Why did I say, “So what?” Let me explain:

McCain said he would take public financing for the Republican primaries. He used the promise of that public financing to help secure a loan for his campaign. After he wrapped up the Republican nomination, he then decided he did not want to be bound by the limits on campaign fund raising and spending that accompany public financing, so he announced that he had changed his mind.

But FEC chair David Mason sent McCain a letter saying that he cannot unilaterally opt out of the public financing system without FEC approval.

If McCain cannot opt out of the system unilaterally, then he has broken the law by raising and spending funds in excess of legal limits— as he continues to do so each day. Yet none of you will even discuss this point. Further, if Obama were doing this, you guys wouldn’t be able to sleep and you would certainly be raising it as an issue.

Now even if McCain isn’t breaking the law, he has already broken “his word” on the question of whether he would take public funding for the primaries.

Therefore, Obama broke a promise, but so did McCain. Obama didn’t do anything unethical or illegal. McCain has done something unethical, and perhaps illegal.

‘So what’ if Obama backs out of Public financing given these facts; he and McCain both have done the two-step, while McCain has even ‘stepped on toes’ during the dance.

Oshamamassiah- What can one say, just as a lion is a lion, a liar is a liar. He lies and spins, and more frightening his supporters know he’s lying, but don’t care. Be very afraid America this hustler could be elected, then the excrement will hit the fan.

Ya know, guys… I’m with Doug on this one. (you sitting down there, Doug?? Don’t want to cause you injury with this ‘fession….)

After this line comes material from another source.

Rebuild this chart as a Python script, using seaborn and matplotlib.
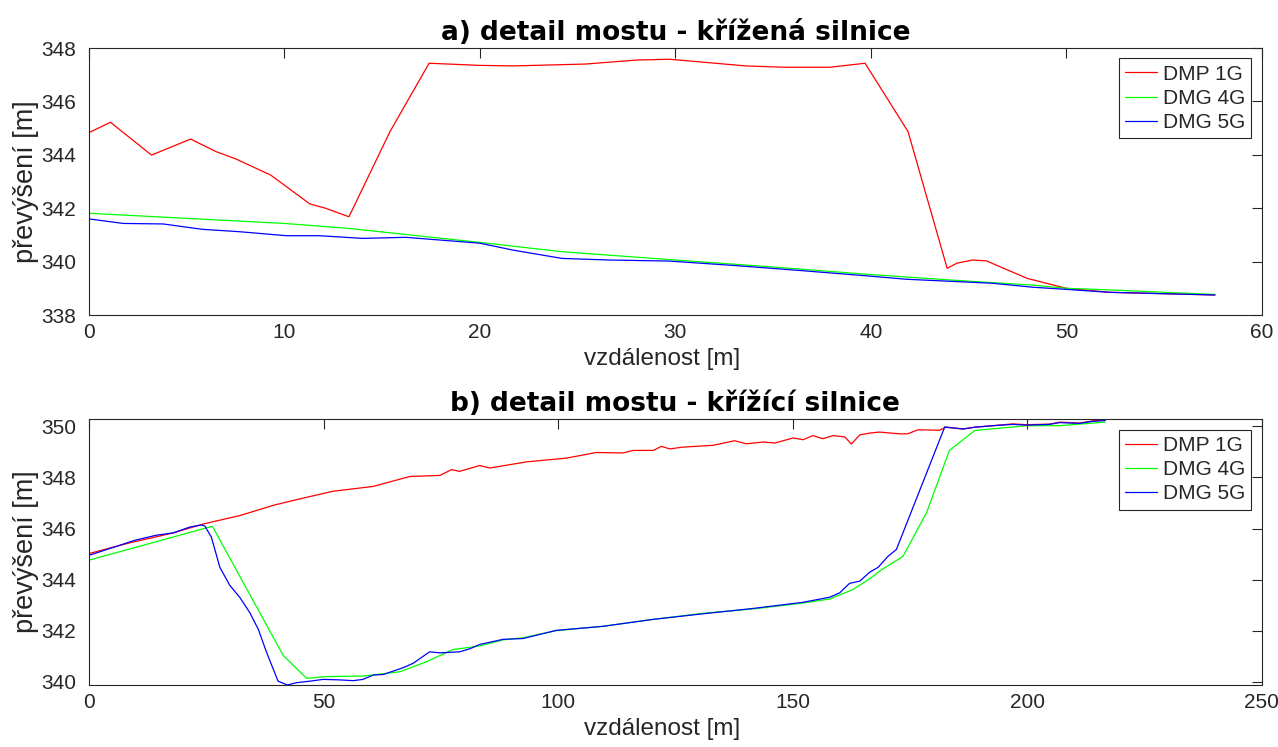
import numpy as np
import pandas as pd
import matplotlib
matplotlib.use("Agg")
import matplotlib.pyplot as plt
import seaborn as sns

# ---------------- data: panel a ----------------
a_dmp1_x = [0, 1.1, 3.2, 5.2, 6.5, 7.5, 9.3, 11.3, 12.1, 13.3, 15.4, 17.4, 20.0, 21.7,
            25.4, 28.0, 29.7, 33.6, 35.6, 37.9, 39.7, 41.9, 43.9, 44.4, 45.2, 45.9,
            48.0, 50.0, 52.2, 57.6]
a_dmp1_y = [344.83, 345.22, 343.99, 344.59, 344.12, 343.85, 343.24, 342.16, 342.0, 341.68,
            344.87, 347.43, 347.35, 347.33, 347.4, 347.55, 347.58, 347.33, 347.28, 347.28,
            347.43, 344.87, 339.75, 339.94, 340.06, 340.03, 339.37, 339.0, 338.85, 338.75]

a_dmg4_x = [0, 10.0, 13.2, 20.0, 24.2, 30.0, 34.8, 39.9, 44.5, 48.3, 50.0, 52.2, 57.6]
a_dmg4_y = [341.81, 341.43, 341.25, 340.72, 340.37, 340.06, 339.81, 339.52, 339.29, 339.12,
            339.0, 338.94, 338.77]

a_dmg5_x = [0, 1.75, 3.8, 5.8, 7.7, 10.1, 11.8, 14.0, 16.2, 20.0, 21.7, 24.2, 26.6, 29.7,
            33.1, 36.5, 39.9, 41.8, 46.2, 48.3, 50.0, 52.2, 57.6]
a_dmg5_y = [341.6, 341.43, 341.41, 341.21, 341.12, 340.97, 340.97, 340.87, 340.91, 340.69,
            340.43, 340.12, 340.06, 340.02, 339.85, 339.66, 339.46, 339.34, 339.19, 339.04,
            338.96, 338.85, 338.75]

# ---------------- data: panel b ----------------
b_dmp1_x = [0, 8.7, 18.0, 24.4, 32.2, 39.3, 44.2, 52.0, 60.6, 68.4, 74.8, 77.3, 79.0, 83.3,
            85.4, 93.2, 101.8, 108.2, 113.8, 116.0, 120.3, 122.0, 123.8, 126.6, 133.0,
            137.6, 140.1, 143.7, 146.2, 150.1, 152.2, 154.3, 156.4, 158.6, 161.1, 162.5,
            164.3, 166.4, 168.5, 172.8, 174.5, 176.7, 181.3, 182.6, 186.3, 188.8, 192.7,
            196.9, 199.8, 204.7, 206.9, 211.1, 214.0, 216.6]
b_dmp1_y = [345.02, 345.44, 345.83, 346.18, 346.51, 346.91, 347.13, 347.46, 347.65, 348.04,
            348.08, 348.31, 348.24, 348.47, 348.37, 348.61, 348.76, 348.98, 348.96, 349.06,
            349.06, 349.22, 349.12, 349.19, 349.26, 349.44, 349.32, 349.39, 349.35, 349.55,
            349.48, 349.64, 349.52, 349.64, 349.59, 349.31, 349.67, 349.74, 349.78, 349.71,
            349.71, 349.87, 349.85, 349.97, 349.9, 349.97, 350.03, 350.1, 350.07, 350.09,
            350.17, 350.13, 350.22, 350.26]

b_dmg4_x = [0, 26.3, 41.4, 46.4, 50.6, 58.4, 66.3, 71.9, 77.6, 83.3, 88.3, 92.5, 99.6,
            109.6, 120.2, 130.9, 141.6, 152.2, 157.9, 162.8, 166.4, 168.5, 173.5, 178.5,
            183.4, 188.8, 199.8, 206.9, 216.6]
b_dmg4_y = [344.76, 346.09, 341.03, 340.13, 340.2, 340.22, 340.39, 340.78, 341.26, 341.4,
            341.64, 341.72, 342.0, 342.17, 342.44, 342.68, 342.85, 343.08, 343.24, 343.61,
            344.03, 344.33, 344.91, 346.61, 349.06, 349.84, 350.03, 350.03, 350.17]

b_dmg5_x = [0, 9.8, 14.4, 18.0, 21.5, 24.0, 24.7, 26.1, 27.9, 30.0, 32.2, 34.3, 36.1, 37.9,
            40.3, 42.3, 44.2, 47.1, 49.9, 53.5, 56.3, 58.4, 60.6, 62.7, 67.0, 69.1, 72.6,
            74.8, 79.0, 81.2, 83.3, 88.3, 92.5, 99.6, 109.6, 120.2, 130.9, 141.6, 152.2,
            157.9, 160.0, 162.1, 164.3, 166.4, 168.2, 170.3, 172.1, 182.4, 186.3, 188.8,
            192.7, 196.9, 199.8, 204.7, 206.9, 211.1, 214.0, 216.6]
b_dmg5_y = [344.95, 345.54, 345.74, 345.83, 346.06, 346.14, 346.1, 345.66, 344.48, 343.78,
            343.29, 342.7, 342.05, 341.13, 340.02, 339.87, 339.96, 340.02, 340.09, 340.07,
            340.04, 340.09, 340.26, 340.28, 340.55, 340.72, 341.17, 341.13, 341.17, 341.29,
            341.46, 341.66, 341.69, 342.01, 342.17, 342.44, 342.66, 342.87, 343.11, 343.31,
            343.48, 343.85, 343.94, 344.29, 344.48, 344.91, 345.18, 349.98, 349.9, 349.97,
            350.03, 350.08, 350.05, 350.08, 350.15, 350.12, 350.2, 350.23]

series_names = ["DMP 1G", "DMG 4G", "DMG 5G"]
palette = {"DMP 1G": "#ff0000", "DMG 4G": "#00ff00", "DMG 5G": "#0000ff"}
titles = ["a) detail mostu - křížená silnice", "b) detail mostu - křížící silnice"]
xlabel = "vzdálenost [m]"
ylabel = "převýšení [m]"


def make_df(xs, ys):
    frames = []
    for name, x, y in zip(series_names, xs, ys):
        frames.append(pd.DataFrame({"x": x, "y": y, "series": name}))
    return pd.concat(frames, ignore_index=True)


df_a = make_df([a_dmp1_x, a_dmg4_x, a_dmg5_x], [a_dmp1_y, a_dmg4_y, a_dmg5_y])
df_b = make_df([b_dmp1_x, b_dmg4_x, b_dmg5_x], [b_dmp1_y, b_dmg4_y, b_dmg5_y])

sns.set_theme(style="white")
plt.rcParams["font.family"] = ["Liberation Sans", "DejaVu Sans"]

fig = plt.figure(figsize=(12.78, 7.47), dpi=100)
ax1 = fig.add_axes([0.0696, 0.5783, 0.9178, 0.3574])
ax2 = fig.add_axes([0.0696, 0.0830, 0.9178, 0.3557])

axcol = "#262626"
for ax, df, title, xlim, ylim, xt, yt in [
    (ax1, df_a, titles[0], (0, 60), (338, 348), np.arange(0, 61, 10), np.arange(338, 349, 2)),
    (ax2, df_b, titles[1], (0, 250), (339.87, 350.28), np.arange(0, 251, 50), np.arange(340, 351, 2)),
]:
    sns.lineplot(data=df, x="x", y="y", hue="series", hue_order=series_names,
                 palette=palette, estimator=None, sort=False, linewidth=0.9, ax=ax)
    ax.set_xlim(*xlim)
    ax.set_ylim(*ylim)
    ax.set_xticks(xt)
    ax.set_yticks(yt)
    ax.tick_params(direction="in", length=7, width=0.8, colors=axcol,
                   top=True, right=True, labelsize=15)
    ax.tick_params(axis="y", pad=9)
    ax.tick_params(axis="x", pad=6)
    for s in ax.spines.values():
        s.set_color(axcol)
        s.set_linewidth(0.8)
        s.set_visible(True)
    ax.set_xlabel(xlabel, fontsize=17.5, color=axcol)
    ax.xaxis.set_label_coords(0.489, -0.125)
    ax.set_ylabel(ylabel, fontsize=19.5, color=axcol, labelpad=2)
    ax.set_title(title, fontsize=19, fontweight="bold", family="DejaVu Sans",
                 color="black", pad=6)
    leg = ax.legend(loc="upper right", fontsize=15, frameon=True, fancybox=False,
                    framealpha=1, edgecolor=axcol, handlelength=1.5, handletextpad=0.3,
                    borderpad=0.3, labelspacing=0.25, borderaxespad=0.5)
    leg.get_frame().set_linewidth(0.8)

fig.savefig("out.png", dpi=100)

Frankly I think both pols are… well… politicians. They will do whatever they need to for campaign cash. And both have black marks for their pompous piety about raising such cash… Obama for his public funds bit, his lies about lobbyist money when it was just a 3rd party lobby money, and McCain for McCain-Feingold and this campaign behavior.

Unfortunately for us, the only people who run for POTUS are consummate “politicians”. Professional mouthpieces for their backers. Or, the eloquent dummy to the ventroliquist.

So what Doug?

The more you spin, the clearer it becomes that even YOU realize that Obama is nothing but a typical politician craving power and willing to do or say anything to get it.

It’s amazing that you are willing to toss any principles you folks claim to have under the same bus with Obama’s white granny.

Like Mata (#4), I probably have to agree with Doug (#2) on this one as well. (Doug, wake up!!! I hope the fall from your chair didn’t cause serious injury.)

Obama didn’t realize he would be able to raise as much money as he did, and continues to do so. By opting out, he isn’t bound by fundraising and spending limits. It makes sense for him.

By breaking his promise, Obama’s action does undercut the long held belief of the Democrats to support public financing of elections at all levels, from local to national. It also undercuts the Democrats’ position when MCain-Feingold comes up for reauthorization. And, it also boosts any possible future legal challenge to McCain-Feingold. It can be reasonably argued that Obama’s ability to raise large sums of money precludes the need for such restrictions, and any campaign, when well-managed and well-financed does not need any protection from outside groups because it has the resources to respond and respond aggressively.

The other effect is that Obama, by opting out, is giving the perception (rightly or wrongly) that he’s open to influence in exchange for a contribution. And, we’ve been down this road many times.